Entries with chart source code:
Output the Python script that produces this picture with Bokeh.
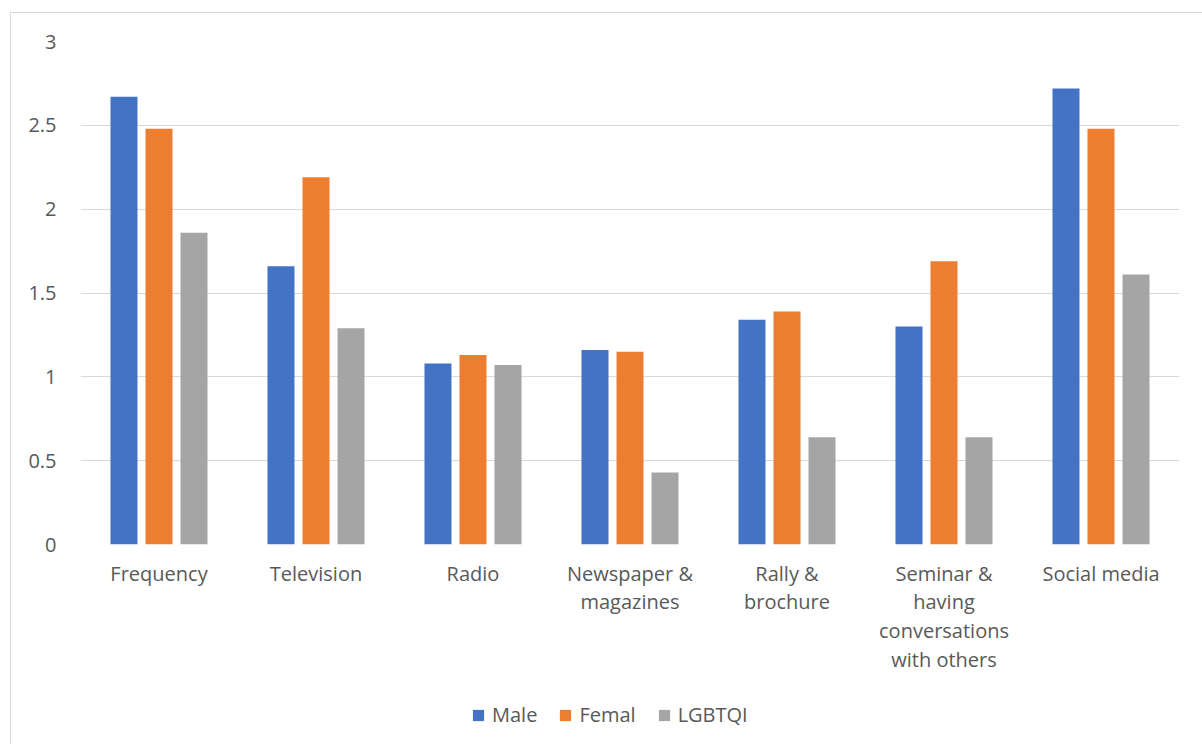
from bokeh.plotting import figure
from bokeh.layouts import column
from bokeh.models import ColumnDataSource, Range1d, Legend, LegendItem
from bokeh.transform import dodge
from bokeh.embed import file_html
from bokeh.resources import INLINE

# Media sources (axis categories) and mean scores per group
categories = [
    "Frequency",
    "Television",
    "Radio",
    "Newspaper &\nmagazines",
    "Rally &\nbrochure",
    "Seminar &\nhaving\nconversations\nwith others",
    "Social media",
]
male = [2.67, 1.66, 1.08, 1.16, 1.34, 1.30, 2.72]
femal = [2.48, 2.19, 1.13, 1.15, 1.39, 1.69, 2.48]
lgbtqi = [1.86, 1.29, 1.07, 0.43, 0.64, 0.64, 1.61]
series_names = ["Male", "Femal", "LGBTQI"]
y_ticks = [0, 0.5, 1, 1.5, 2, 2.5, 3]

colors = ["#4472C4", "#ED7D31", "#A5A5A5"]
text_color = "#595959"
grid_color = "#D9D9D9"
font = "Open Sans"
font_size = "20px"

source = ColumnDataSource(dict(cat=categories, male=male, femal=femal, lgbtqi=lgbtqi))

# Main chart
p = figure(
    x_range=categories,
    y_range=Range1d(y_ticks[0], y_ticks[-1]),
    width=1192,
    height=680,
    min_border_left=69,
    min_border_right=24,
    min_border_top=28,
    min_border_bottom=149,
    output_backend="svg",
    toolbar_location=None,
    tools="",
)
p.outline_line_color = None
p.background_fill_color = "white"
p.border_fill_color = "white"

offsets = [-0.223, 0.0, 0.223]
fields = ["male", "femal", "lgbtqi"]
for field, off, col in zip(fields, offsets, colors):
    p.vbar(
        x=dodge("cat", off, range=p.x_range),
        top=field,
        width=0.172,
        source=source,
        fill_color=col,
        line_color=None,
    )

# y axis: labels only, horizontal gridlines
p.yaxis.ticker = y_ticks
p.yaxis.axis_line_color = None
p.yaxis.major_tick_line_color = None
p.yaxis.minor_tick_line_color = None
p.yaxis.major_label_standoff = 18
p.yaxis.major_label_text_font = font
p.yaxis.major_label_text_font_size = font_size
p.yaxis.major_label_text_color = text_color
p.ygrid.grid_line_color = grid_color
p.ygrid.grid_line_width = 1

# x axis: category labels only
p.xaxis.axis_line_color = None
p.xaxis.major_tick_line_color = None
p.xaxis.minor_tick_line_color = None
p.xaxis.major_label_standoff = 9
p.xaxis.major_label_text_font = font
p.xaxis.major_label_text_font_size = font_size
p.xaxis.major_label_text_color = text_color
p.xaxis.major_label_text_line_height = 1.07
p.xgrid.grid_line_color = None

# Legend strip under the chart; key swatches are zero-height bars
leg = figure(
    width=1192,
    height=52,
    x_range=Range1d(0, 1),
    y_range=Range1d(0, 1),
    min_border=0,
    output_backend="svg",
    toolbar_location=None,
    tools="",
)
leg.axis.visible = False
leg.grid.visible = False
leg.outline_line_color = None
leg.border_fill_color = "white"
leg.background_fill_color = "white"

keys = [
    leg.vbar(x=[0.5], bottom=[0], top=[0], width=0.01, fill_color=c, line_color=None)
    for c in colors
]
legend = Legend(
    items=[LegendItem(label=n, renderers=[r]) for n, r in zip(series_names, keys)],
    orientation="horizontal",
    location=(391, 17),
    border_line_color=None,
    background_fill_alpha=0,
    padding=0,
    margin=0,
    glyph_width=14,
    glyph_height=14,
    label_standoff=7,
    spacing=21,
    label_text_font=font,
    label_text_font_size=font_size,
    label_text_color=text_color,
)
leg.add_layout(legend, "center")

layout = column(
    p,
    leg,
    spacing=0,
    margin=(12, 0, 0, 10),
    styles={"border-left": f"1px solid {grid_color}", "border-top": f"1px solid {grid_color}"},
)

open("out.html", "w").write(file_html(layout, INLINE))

--

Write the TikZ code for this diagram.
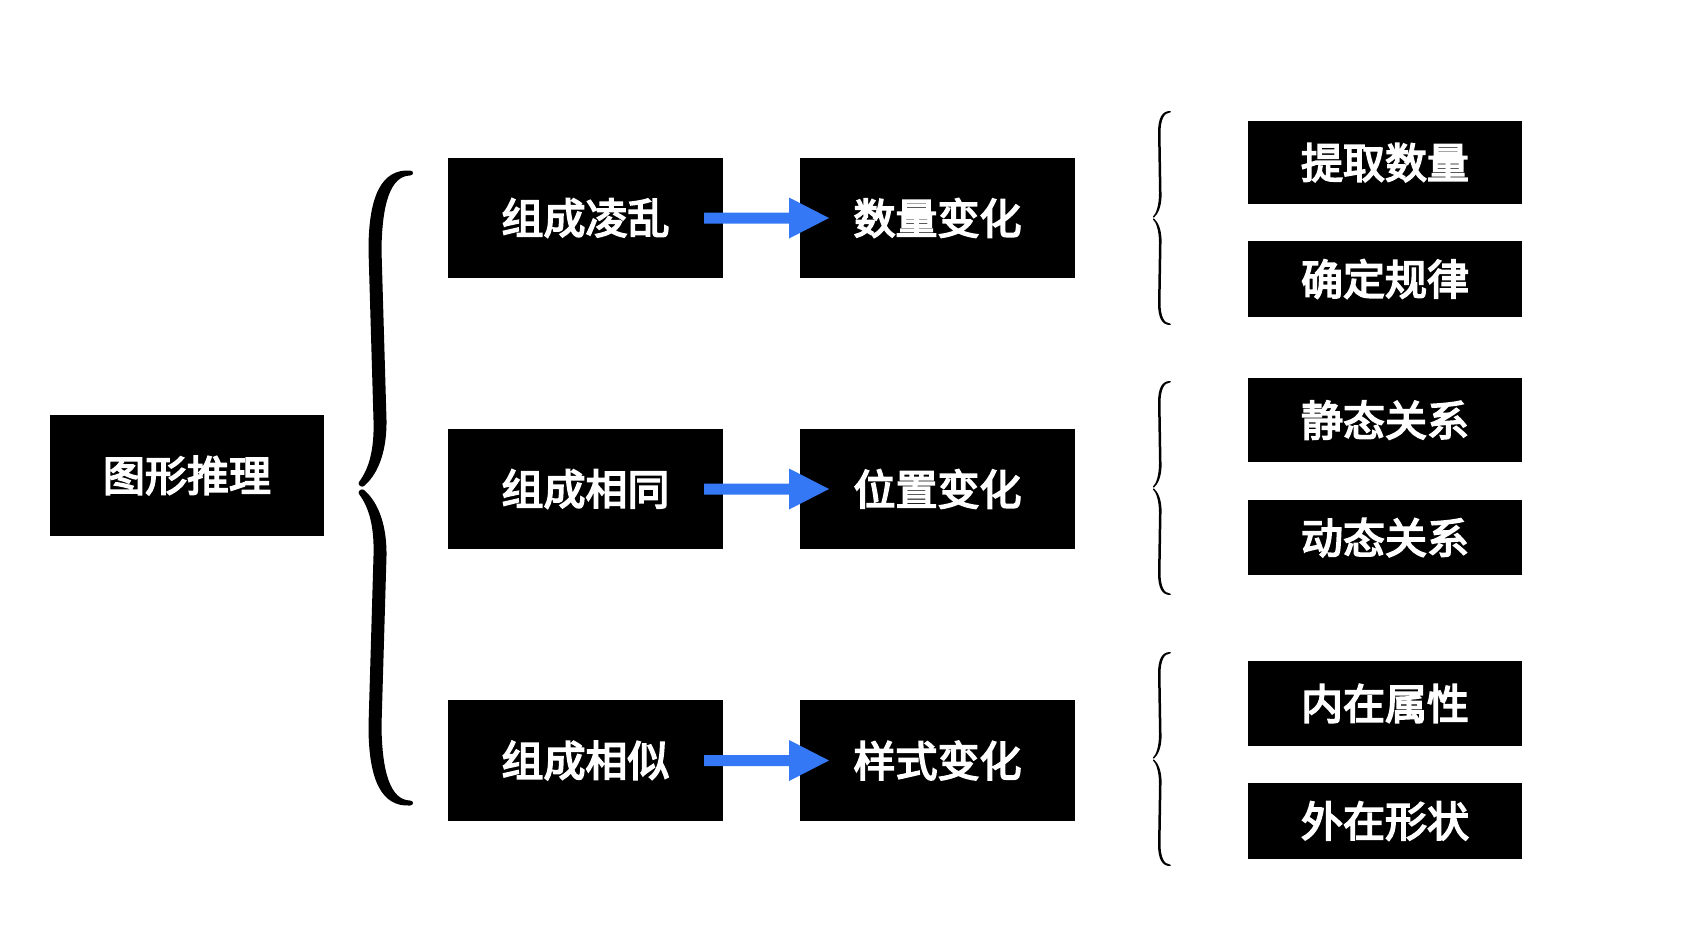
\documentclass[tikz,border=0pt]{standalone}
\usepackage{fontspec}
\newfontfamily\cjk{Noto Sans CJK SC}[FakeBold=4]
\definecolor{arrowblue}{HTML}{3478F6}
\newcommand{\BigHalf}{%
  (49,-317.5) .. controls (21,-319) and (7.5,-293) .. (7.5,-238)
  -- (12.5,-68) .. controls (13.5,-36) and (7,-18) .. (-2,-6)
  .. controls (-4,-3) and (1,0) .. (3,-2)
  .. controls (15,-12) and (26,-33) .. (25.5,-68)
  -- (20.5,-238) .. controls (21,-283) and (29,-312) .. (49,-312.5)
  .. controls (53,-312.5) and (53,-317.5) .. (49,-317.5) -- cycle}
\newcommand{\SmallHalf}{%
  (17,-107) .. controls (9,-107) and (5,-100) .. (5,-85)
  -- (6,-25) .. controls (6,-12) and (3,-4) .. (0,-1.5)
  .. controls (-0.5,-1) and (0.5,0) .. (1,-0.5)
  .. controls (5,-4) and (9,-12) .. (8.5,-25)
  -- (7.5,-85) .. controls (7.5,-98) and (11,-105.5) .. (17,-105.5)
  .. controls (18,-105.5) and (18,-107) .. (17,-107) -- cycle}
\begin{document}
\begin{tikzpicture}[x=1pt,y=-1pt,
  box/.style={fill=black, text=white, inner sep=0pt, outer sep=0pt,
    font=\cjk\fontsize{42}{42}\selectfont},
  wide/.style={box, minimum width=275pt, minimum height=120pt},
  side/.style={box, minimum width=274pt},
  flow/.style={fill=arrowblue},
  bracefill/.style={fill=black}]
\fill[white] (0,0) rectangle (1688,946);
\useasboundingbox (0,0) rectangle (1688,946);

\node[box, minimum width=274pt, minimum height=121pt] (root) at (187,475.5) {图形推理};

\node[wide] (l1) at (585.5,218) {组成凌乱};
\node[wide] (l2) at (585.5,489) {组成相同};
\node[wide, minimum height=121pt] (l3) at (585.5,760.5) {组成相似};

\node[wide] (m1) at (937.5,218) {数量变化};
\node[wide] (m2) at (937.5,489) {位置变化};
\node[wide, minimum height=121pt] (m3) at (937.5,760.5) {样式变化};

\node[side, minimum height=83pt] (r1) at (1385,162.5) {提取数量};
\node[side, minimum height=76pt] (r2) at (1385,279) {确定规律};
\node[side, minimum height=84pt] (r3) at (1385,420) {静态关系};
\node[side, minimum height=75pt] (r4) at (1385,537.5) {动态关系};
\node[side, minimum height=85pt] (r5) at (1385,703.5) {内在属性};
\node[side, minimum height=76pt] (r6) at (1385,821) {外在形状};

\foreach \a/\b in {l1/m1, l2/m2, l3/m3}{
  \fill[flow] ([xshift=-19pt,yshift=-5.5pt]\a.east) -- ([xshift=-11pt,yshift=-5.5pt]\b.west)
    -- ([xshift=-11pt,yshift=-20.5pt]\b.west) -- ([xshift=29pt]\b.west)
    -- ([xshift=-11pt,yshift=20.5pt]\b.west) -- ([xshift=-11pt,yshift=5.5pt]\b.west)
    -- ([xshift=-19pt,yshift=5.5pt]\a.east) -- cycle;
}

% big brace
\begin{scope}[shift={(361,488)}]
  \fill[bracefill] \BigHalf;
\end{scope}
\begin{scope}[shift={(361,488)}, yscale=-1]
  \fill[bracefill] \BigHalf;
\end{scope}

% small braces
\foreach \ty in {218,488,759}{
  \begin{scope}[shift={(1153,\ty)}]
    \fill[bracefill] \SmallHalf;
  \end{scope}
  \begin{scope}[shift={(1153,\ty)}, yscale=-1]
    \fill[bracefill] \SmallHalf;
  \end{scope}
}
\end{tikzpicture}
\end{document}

==

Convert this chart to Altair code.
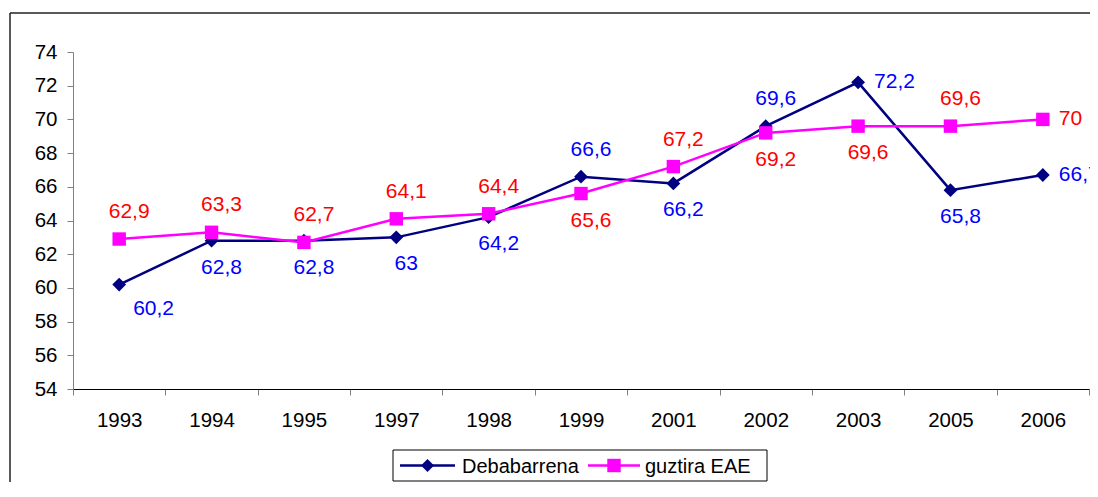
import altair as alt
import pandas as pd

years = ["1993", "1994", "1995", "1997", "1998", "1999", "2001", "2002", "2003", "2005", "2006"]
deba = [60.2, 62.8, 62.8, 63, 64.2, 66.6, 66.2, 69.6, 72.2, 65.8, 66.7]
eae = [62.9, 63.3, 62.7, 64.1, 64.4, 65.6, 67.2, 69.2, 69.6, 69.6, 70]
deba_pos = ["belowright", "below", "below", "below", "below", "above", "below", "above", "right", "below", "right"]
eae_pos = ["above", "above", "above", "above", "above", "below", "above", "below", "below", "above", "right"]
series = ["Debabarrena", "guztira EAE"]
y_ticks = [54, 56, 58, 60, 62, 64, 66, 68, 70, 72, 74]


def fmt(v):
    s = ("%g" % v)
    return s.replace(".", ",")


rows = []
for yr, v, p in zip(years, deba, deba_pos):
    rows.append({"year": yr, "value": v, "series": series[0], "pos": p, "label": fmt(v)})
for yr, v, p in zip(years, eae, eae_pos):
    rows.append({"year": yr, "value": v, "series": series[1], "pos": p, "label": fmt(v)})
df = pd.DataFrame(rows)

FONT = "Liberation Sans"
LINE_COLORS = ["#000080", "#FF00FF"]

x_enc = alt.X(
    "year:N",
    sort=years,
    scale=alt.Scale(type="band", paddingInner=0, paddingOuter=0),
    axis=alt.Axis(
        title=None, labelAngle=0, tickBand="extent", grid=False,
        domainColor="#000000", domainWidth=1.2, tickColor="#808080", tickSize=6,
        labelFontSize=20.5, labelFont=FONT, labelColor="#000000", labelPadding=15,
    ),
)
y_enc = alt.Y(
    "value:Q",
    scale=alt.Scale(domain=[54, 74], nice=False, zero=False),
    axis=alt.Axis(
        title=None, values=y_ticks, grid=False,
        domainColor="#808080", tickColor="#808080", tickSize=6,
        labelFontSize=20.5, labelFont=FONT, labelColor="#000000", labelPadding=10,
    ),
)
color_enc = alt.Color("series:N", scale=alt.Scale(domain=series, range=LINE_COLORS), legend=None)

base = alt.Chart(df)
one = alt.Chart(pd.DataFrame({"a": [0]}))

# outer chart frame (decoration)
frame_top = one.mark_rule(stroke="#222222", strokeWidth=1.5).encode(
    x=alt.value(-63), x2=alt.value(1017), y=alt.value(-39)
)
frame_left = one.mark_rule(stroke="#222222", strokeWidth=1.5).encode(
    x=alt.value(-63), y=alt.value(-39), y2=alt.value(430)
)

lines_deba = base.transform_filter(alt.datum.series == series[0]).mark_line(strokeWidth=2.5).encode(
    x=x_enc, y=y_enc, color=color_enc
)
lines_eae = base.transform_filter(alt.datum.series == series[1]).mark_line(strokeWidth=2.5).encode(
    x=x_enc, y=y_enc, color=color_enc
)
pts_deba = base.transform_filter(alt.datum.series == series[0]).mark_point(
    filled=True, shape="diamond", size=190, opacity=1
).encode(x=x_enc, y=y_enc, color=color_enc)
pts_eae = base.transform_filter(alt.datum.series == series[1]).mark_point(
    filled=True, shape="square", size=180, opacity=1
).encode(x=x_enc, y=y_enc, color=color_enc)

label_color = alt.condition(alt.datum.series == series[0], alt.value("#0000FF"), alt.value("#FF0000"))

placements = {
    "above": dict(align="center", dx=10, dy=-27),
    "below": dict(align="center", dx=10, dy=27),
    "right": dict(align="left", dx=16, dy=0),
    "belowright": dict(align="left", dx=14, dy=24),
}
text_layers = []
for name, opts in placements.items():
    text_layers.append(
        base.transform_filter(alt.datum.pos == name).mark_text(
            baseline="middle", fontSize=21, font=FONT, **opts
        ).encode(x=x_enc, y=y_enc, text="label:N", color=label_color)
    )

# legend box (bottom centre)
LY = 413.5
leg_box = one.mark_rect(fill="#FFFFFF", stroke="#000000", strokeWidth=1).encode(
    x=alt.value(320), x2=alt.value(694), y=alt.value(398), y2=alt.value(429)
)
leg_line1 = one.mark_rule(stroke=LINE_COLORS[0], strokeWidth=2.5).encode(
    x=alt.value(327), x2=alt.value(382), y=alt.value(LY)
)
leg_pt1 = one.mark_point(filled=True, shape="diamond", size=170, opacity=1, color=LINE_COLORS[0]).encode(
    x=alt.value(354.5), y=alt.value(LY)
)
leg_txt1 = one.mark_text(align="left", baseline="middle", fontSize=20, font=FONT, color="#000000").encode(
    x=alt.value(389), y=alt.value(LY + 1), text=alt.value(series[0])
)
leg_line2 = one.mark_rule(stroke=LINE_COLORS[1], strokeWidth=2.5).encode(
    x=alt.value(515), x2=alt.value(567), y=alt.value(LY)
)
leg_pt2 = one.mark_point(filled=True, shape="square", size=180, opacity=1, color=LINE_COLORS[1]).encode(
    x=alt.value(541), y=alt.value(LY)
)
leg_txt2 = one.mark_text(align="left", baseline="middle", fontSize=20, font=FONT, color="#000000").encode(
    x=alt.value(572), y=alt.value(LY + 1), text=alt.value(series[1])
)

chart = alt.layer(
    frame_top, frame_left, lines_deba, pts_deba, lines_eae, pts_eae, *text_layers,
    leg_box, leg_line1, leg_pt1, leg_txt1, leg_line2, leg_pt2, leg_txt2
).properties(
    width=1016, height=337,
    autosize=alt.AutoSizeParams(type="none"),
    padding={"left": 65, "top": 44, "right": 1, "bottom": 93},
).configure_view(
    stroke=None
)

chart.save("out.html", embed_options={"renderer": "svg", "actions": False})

OBJECTIVE:
Reproduce the data above exactly, but only from the line containing "Output the Python" through the line containing "male=male, femal=femal, lgbtqi=lgbtqi))"; skip the pictures.

SOLUTION TO THIS TASK:
Output the Python script that produces this picture with Bokeh.
from bokeh.plotting import figure
from bokeh.layouts import column
from bokeh.models import ColumnDataSource, Range1d, Legend, LegendItem
from bokeh.transform import dodge
from bokeh.embed import file_html
from bokeh.resources import INLINE

# Media sources (axis categories) and mean scores per group
categories = [
    "Frequency",
    "Television",
    "Radio",
    "Newspaper &\nmagazines",
    "Rally &\nbrochure",
    "Seminar &\nhaving\nconversations\nwith others",
    "Social media",
]
male = [2.67, 1.66, 1.08, 1.16, 1.34, 1.30, 2.72]
femal = [2.48, 2.19, 1.13, 1.15, 1.39, 1.69, 2.48]
lgbtqi = [1.86, 1.29, 1.07, 0.43, 0.64, 0.64, 1.61]
series_names = ["Male", "Femal", "LGBTQI"]
y_ticks = [0, 0.5, 1, 1.5, 2, 2.5, 3]

colors = ["#4472C4", "#ED7D31", "#A5A5A5"]
text_color = "#595959"
grid_color = "#D9D9D9"
font = "Open Sans"
font_size = "20px"

source = ColumnDataSource(dict(cat=categories, male=male, femal=femal, lgbtqi=lgbtqi))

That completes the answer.